Reproduce exactly, with no pictures, each line from the opening of the material down through the line containing "(genTop) at (200,887);".

§ **GIVEN DATA**
--- Start ---
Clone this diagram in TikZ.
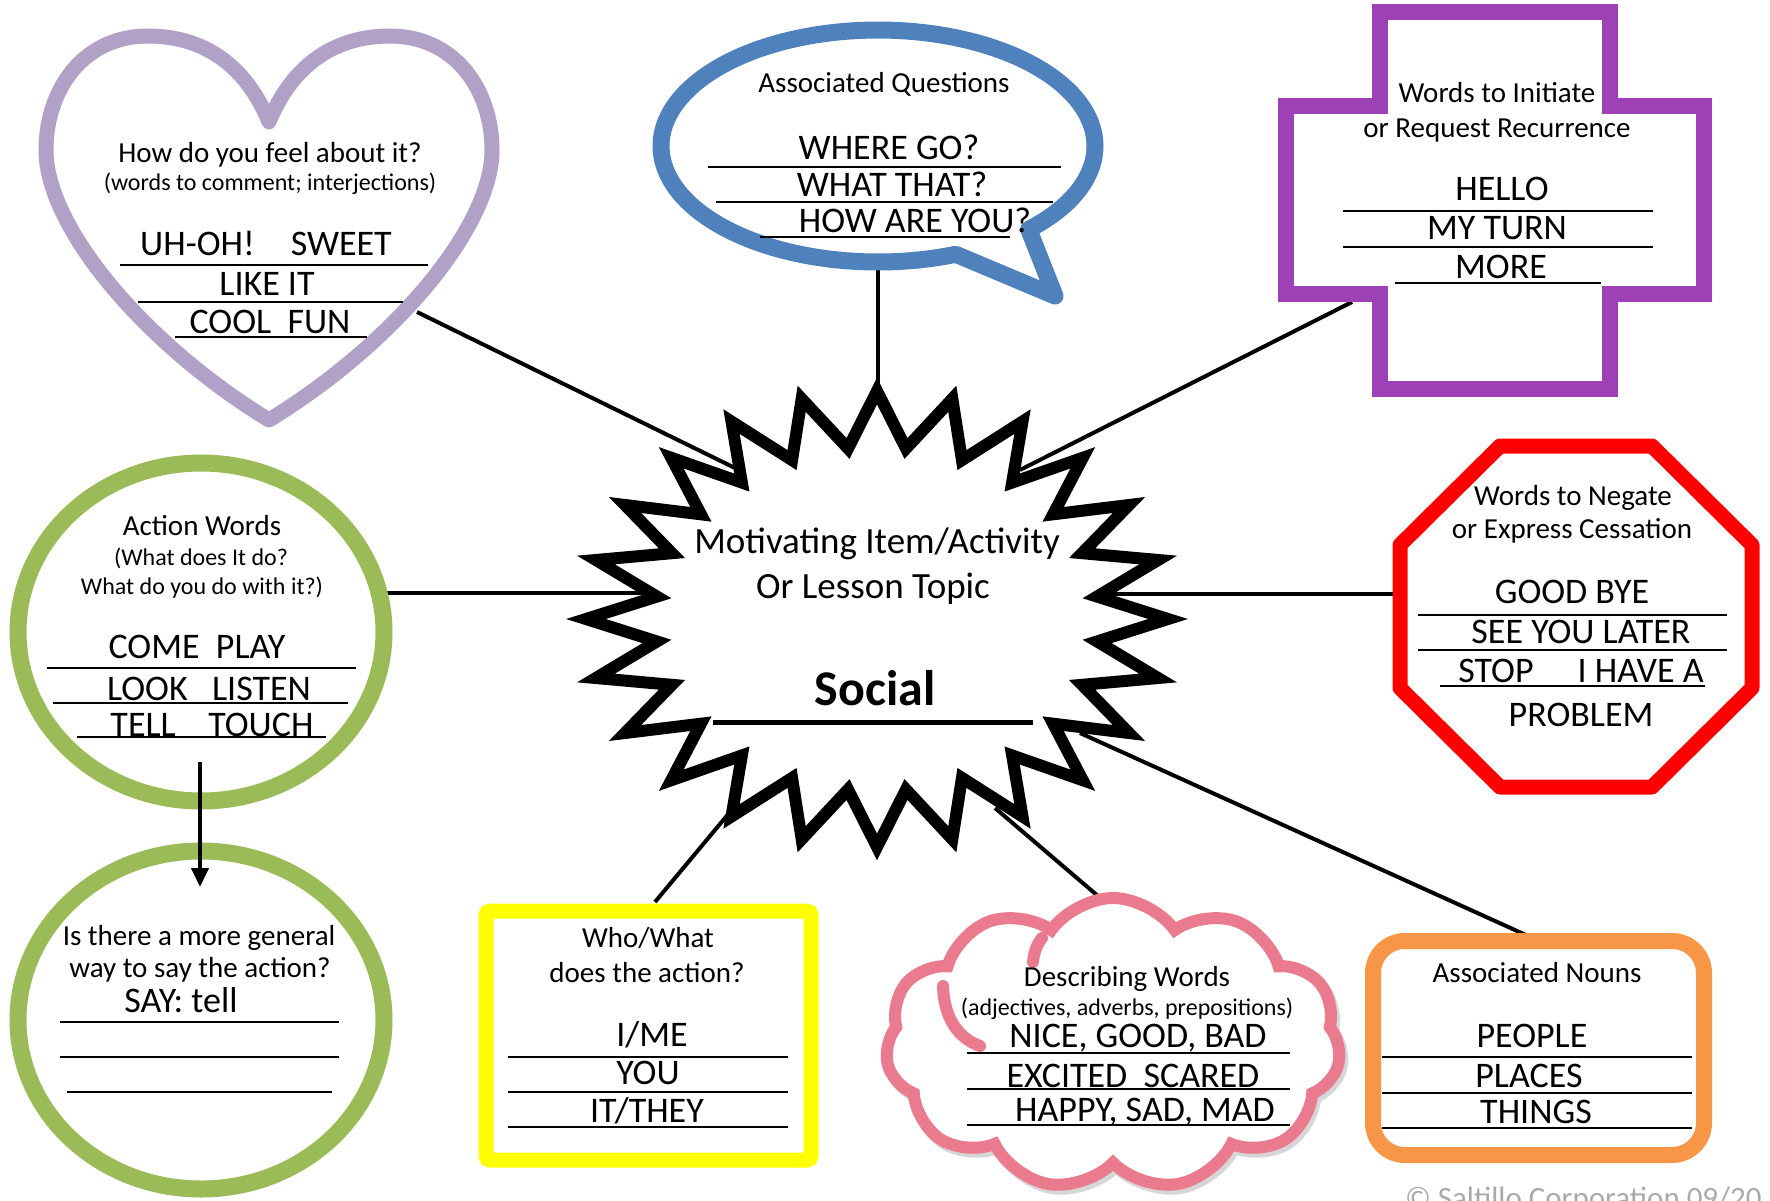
\documentclass[tikz,border=0pt]{standalone}
\usepackage{fontspec}
\setmainfont{Carlito}
\usetikzlibrary{shapes.symbols,shapes.geometric,arrows.meta}

\definecolor{cHeart}{RGB}{178,161,199}
\definecolor{cBlue}{RGB}{79,129,189}
\definecolor{cPurple}{RGB}{158,64,182}
\definecolor{cGreen}{RGB}{155,187,89}
\definecolor{cRed}{RGB}{255,0,0}
\definecolor{cYellow}{RGB}{255,255,0}
\definecolor{cPink}{RGB}{234,123,142}
\definecolor{cOrange}{RGB}{247,150,70}
\definecolor{cGray}{RGB}{170,170,170}

\newcommand\fHead{\fontsize{29}{34}\selectfont}
\newcommand\fSub{\fontsize{24}{28}\selectfont}
\newcommand\fBig{\fontsize{36}{42}\selectfont}
\newcommand\fStar{\fontsize{37}{44}\selectfont}
\newcommand\fSocial{\fontsize{50}{58}\selectfont\bfseries}

\begin{document}
\begin{tikzpicture}[x=1pt,y=-1pt,
  txt/.style={anchor=base,inner sep=0pt,outer sep=0pt},
  head/.style={txt,font=\fHead},
  sub/.style={txt,font=\fSub},
  big/.style={txt,font=\fBig},
  uline/.style={line width=2pt},
  link/.style={line width=4pt,black},
  shadowed/.style={preaction={draw=black,draw opacity=0.16,transform canvas={shift={(3pt,-4pt)}}}},
  frame/.style={fill=white,line join=round,shadowed}]

\useasboundingbox (0,0) rectangle (1770,1200);
\fill[white] (0,0) rectangle (1770,1200);

% ---------- connection points ----------
\coordinate (heartP) at (417,312);
\coordinate (starNW) at (735,468);
\coordinate (bubbleP) at (878,268);
\coordinate (starN) at (878,420);
\coordinate (crossP) at (1352,302);
\coordinate (starNE) at (1020,470);
\coordinate (actP) at (373,593);
\coordinate (starW) at (660,593);
\coordinate (starE) at (1100,594);
\coordinate (octP) at (1397,594);
\coordinate (starSW) at (740,800);
\coordinate (whoP) at (655,902);
\coordinate (starS) at (995,808);
\coordinate (cloudP) at (1112,908);
\coordinate (starSE) at (1080,733);
\coordinate (nounP) at (1537,940);
\coordinate (actBot) at (200,762);
\coordinate (genTop) at (200,887);

% ---------- connectors ----------
\draw[link] (heartP) -- (starNW);
\draw[link] (bubbleP) -- (starN);
\draw[link] (crossP) -- (starNE);
\draw[link] (actP) -- (starW);
\draw[link] (starE) -- (octP);
\draw[link] (starSW) -- (whoP);
\draw[link] (starS) -- (cloudP);
\draw[link] (starSE) -- (nounP);

% ---------- shapes ----------
% heart
\draw[cHeart,line width=15pt,frame]
  (269,122) .. controls (290,70) and (330,36) .. (390,36)
  .. controls (455,36) and (492,90) .. (492,150)
  .. controls (492,228) and (392,345) .. (269,420)
  .. controls (146,345) and (46,228) .. (46,150)
  .. controls (46,90) and (83,36) .. (148,36)
  .. controls (208,36) and (248,70) .. (269,122) -- cycle;

% speech bubble
\draw[cBlue,line width=17pt,frame]
  plot[domain=69:406,samples=140,variable=\t] ({878+217*cos(\t)},{146+116*sin(\t)})
  -- (1055,296) -- cycle;

% cross
\draw[cPurple,line width=16pt,fill=white,line join=miter,shadowed]
  (1380,12) -- (1610,12) -- (1610,106) -- (1704,106) -- (1704,294) -- (1610,294)
  -- (1610,389) -- (1380,389) -- (1380,294) -- (1286,294) -- (1286,106) -- (1380,106) -- cycle;

% octagon
\draw[cRed,line width=15pt,frame]
  (1500,446) -- (1652,446) -- (1752,545) -- (1752,688) -- (1652,787)
  -- (1500,787) -- (1400,688) -- (1400,545) -- cycle;

% green circles
\draw[cGreen,line width=17pt,fill=white,shadowed] (201,632) ellipse [x radius=183,y radius=169];
\draw[cGreen,line width=17pt,fill=white,shadowed] (201,1020) ellipse [x radius=183,y radius=169];

% yellow box
\draw[cYellow,line width=15pt,fill=white,rounded corners=4pt,shadowed] (486,911) rectangle (811,1160);

% orange box
\draw[cOrange,line width=16pt,fill=white,rounded corners=32pt,shadowed] (1373,941) rectangle (1704,1155);

% cloud
\node[cloud,cloud puffs=11,cloud puff arc=110,aspect=1.6,draw=cPink,line width=12pt,
      fill=white,minimum width=455pt,minimum height=292pt,inner sep=0pt,shadowed] (cloud) at (1113,1044) {};
\draw[cPink,line width=12pt,line cap=round] (943,986) .. controls (944,1018) and (958,1038) .. (980,1046);
\draw[cPink,line width=12pt,line cap=round] (1033,962) .. controls (1034,952) and (1037,944) .. (1042,938);

% star
\draw[black,line width=12pt,fill=white,line join=miter,shadowed]
  plot[samples at={0,...,47},variable=\k]
  ({877+(291-69*mod(\k,2))*cos(90+7.5*\k)},{619-(228-56*mod(\k,2))*sin(90+7.5*\k)}) -- cycle;

% arrow between green circles
\draw[link,-{Triangle[width=17pt,length=19pt]}] (actBot) -- (genTop);

% ---------- texts ----------
% heart
\node[head] (h1) at (270,162) {How do you feel about it?};
\node[sub]  (h2) at (270,190) {(words to comment; interjections)};
\node[big]  (h3) at (266,255) {UH-OH!\quad SWEET};
\node[big]  (h4) at (267,295) {LIKE IT};
\node[big]  (h5) at (270,333) {COOL\ \ FUN};
\draw[uline] (120,265) -- (428,265);
\draw[uline] (138,302) -- (403,302);
\draw[uline] (175,337) -- (367,337);

% bubble
\node[head] (q1) at (884,92) {Associated Questions};
\node[big]  (q2) at (889,159) {WHERE GO?};
\node[big]  (q3) at (892,196) {WHAT THAT?};
\node[big]  (q4) at (915,232) {HOW ARE YOU?};
\draw[uline] (708,167) -- (1061,167);
\draw[uline] (716,202) -- (1053,202);
\draw[uline] (760,237) -- (1010,237);

% cross
\node[head] (c1) at (1497,102) {Words to Initiate};
\node[head] (c2) at (1497,137) {or Request Recurrence};
\node[big]  (c3) at (1502,200) {HELLO};
\node[big]  (c4) at (1497,239) {MY TURN};
\node[big]  (c5) at (1501,278) {MORE};
\draw[uline] (1343,211) -- (1653,211);
\draw[uline] (1343,247) -- (1653,247);
\draw[uline] (1395,283) -- (1601,283);

% octagon
\node[head] (o1) at (1573,505) {Words to Negate};
\node[head] (o2) at (1572,538) {or Express Cessation};
\node[big]  (o3) at (1572,603) {GOOD BYE};
\node[big]  (o4) at (1581,643) {SEE YOU LATER};
\node[big]  (o5) at (1581,682) {STOP\quad\ I HAVE A};
\node[big]  (o6) at (1581,726) {PROBLEM};
\draw[uline] (1418,615) -- (1727,615);
\draw[uline] (1418,650) -- (1727,650);
\draw[uline] (1440,686) -- (1705,686);

% action circle
\node[head] (a1) at (202,535) {Action Words};
\node[sub]  (a2) at (201,565) {(What does It do?};
\node[sub]  (a3) at (202,594) {What do you do with it?)};
\node[big]  (a4) at (197,658) {COME\ \ PLAY};
\node[big]  (a5) at (209,700) {LOOK\ \ \ LISTEN};
\node[big]  (a6) at (212,736) {TELL\ \ \ \ TOUCH};
\draw[uline] (47,668) -- (356,668);
\draw[uline] (53,703) -- (348,703);
\draw[uline] (77,737) -- (326,737);

% general circle
\node[head] (g1) at (199,945) {Is there a more general};
\node[head] (g2) at (200,977) {way to say the action?};
\node[big]  (g3) at (181,1012) {SAY: tell};
\draw[uline] (60,1022) -- (339,1022);
\draw[uline] (60,1057) -- (339,1057);
\draw[uline] (67,1092) -- (332,1092);

% who box
\node[head] (w1) at (648,947) {Who/What};
\node[head] (w2) at (647,982) {does the action?};
\node[big]  (w3) at (652,1046) {I/ME};
\node[big]  (w4) at (648,1084) {YOU};
\node[big]  (w5) at (647,1122) {IT/THEY};
\draw[uline] (508,1057) -- (788,1057);
\draw[uline] (508,1092) -- (788,1092);
\draw[uline] (508,1127) -- (788,1127);

% cloud
\node[head] (d1) at (1127,986) {Describing Words};
\node[sub]  (d2) at (1127,1015) {(adjectives, adverbs, prepositions)};
\node[big]  (d3) at (1138,1047) {NICE, GOOD, BAD};
\node[big]  (d4) at (1133,1087) {EXCITED\ \ SCARED};
\node[big]  (d5) at (1145,1121) {HAPPY, SAD, MAD};
\draw[uline] (967,1053) -- (1290,1053);
\draw[uline] (967,1089) -- (1290,1089);
\draw[uline] (967,1125) -- (1290,1125);

% nouns box
\node[head] (n1) at (1537,982) {Associated Nouns};
\node[big]  (n2) at (1532,1047) {PEOPLE};
\node[big]  (n3) at (1529,1087) {PLACES};
\node[big]  (n4) at (1536,1123) {THINGS};
\draw[uline] (1382,1057) -- (1692,1057);
\draw[uline] (1382,1093) -- (1692,1093);
\draw[uline] (1382,1128) -- (1692,1128);

% star
\node[txt,font=\fStar] (s1) at (877,553) {Motivating Item/Activity};
\node[txt,font=\fStar] (s2) at (873,598) {Or Lesson Topic};
\node[txt,font=\fSocial] (s3) at (875,705) {Social};
\draw[line width=5pt] (713,722) -- (1033,722);

% copyright
\node[txt,anchor=base west,font=\fontsize{31}{36}\selectfont,text=cGray] (copy) at (1405,1208) {© Saltillo Corporation 09/20};
\end{tikzpicture}
\end{document}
--- End ---
§ **EXERCISE RESULT**
Clone this diagram in TikZ.
\documentclass[tikz,border=0pt]{standalone}
\usepackage{fontspec}
\setmainfont{Carlito}
\usetikzlibrary{shapes.symbols,shapes.geometric,arrows.meta}

\definecolor{cHeart}{RGB}{178,161,199}
\definecolor{cBlue}{RGB}{79,129,189}
\definecolor{cPurple}{RGB}{158,64,182}
\definecolor{cGreen}{RGB}{155,187,89}
\definecolor{cRed}{RGB}{255,0,0}
\definecolor{cYellow}{RGB}{255,255,0}
\definecolor{cPink}{RGB}{234,123,142}
\definecolor{cOrange}{RGB}{247,150,70}
\definecolor{cGray}{RGB}{170,170,170}

\newcommand\fHead{\fontsize{29}{34}\selectfont}
\newcommand\fSub{\fontsize{24}{28}\selectfont}
\newcommand\fBig{\fontsize{36}{42}\selectfont}
\newcommand\fStar{\fontsize{37}{44}\selectfont}
\newcommand\fSocial{\fontsize{50}{58}\selectfont\bfseries}

\begin{document}
\begin{tikzpicture}[x=1pt,y=-1pt,
  txt/.style={anchor=base,inner sep=0pt,outer sep=0pt},
  head/.style={txt,font=\fHead},
  sub/.style={txt,font=\fSub},
  big/.style={txt,font=\fBig},
  uline/.style={line width=2pt},
  link/.style={line width=4pt,black},
  shadowed/.style={preaction={draw=black,draw opacity=0.16,transform canvas={shift={(3pt,-4pt)}}}},
  frame/.style={fill=white,line join=round,shadowed}]

\useasboundingbox (0,0) rectangle (1770,1200);
\fill[white] (0,0) rectangle (1770,1200);

% ---------- connection points ----------
\coordinate (heartP) at (417,312);
\coordinate (starNW) at (735,468);
\coordinate (bubbleP) at (878,268);
\coordinate (starN) at (878,420);
\coordinate (crossP) at (1352,302);
\coordinate (starNE) at (1020,470);
\coordinate (actP) at (373,593);
\coordinate (starW) at (660,593);
\coordinate (starE) at (1100,594);
\coordinate (octP) at (1397,594);
\coordinate (starSW) at (740,800);
\coordinate (whoP) at (655,902);
\coordinate (starS) at (995,808);
\coordinate (cloudP) at (1112,908);
\coordinate (starSE) at (1080,733);
\coordinate (nounP) at (1537,940);
\coordinate (actBot) at (200,762);
\coordinate (genTop) at (200,887);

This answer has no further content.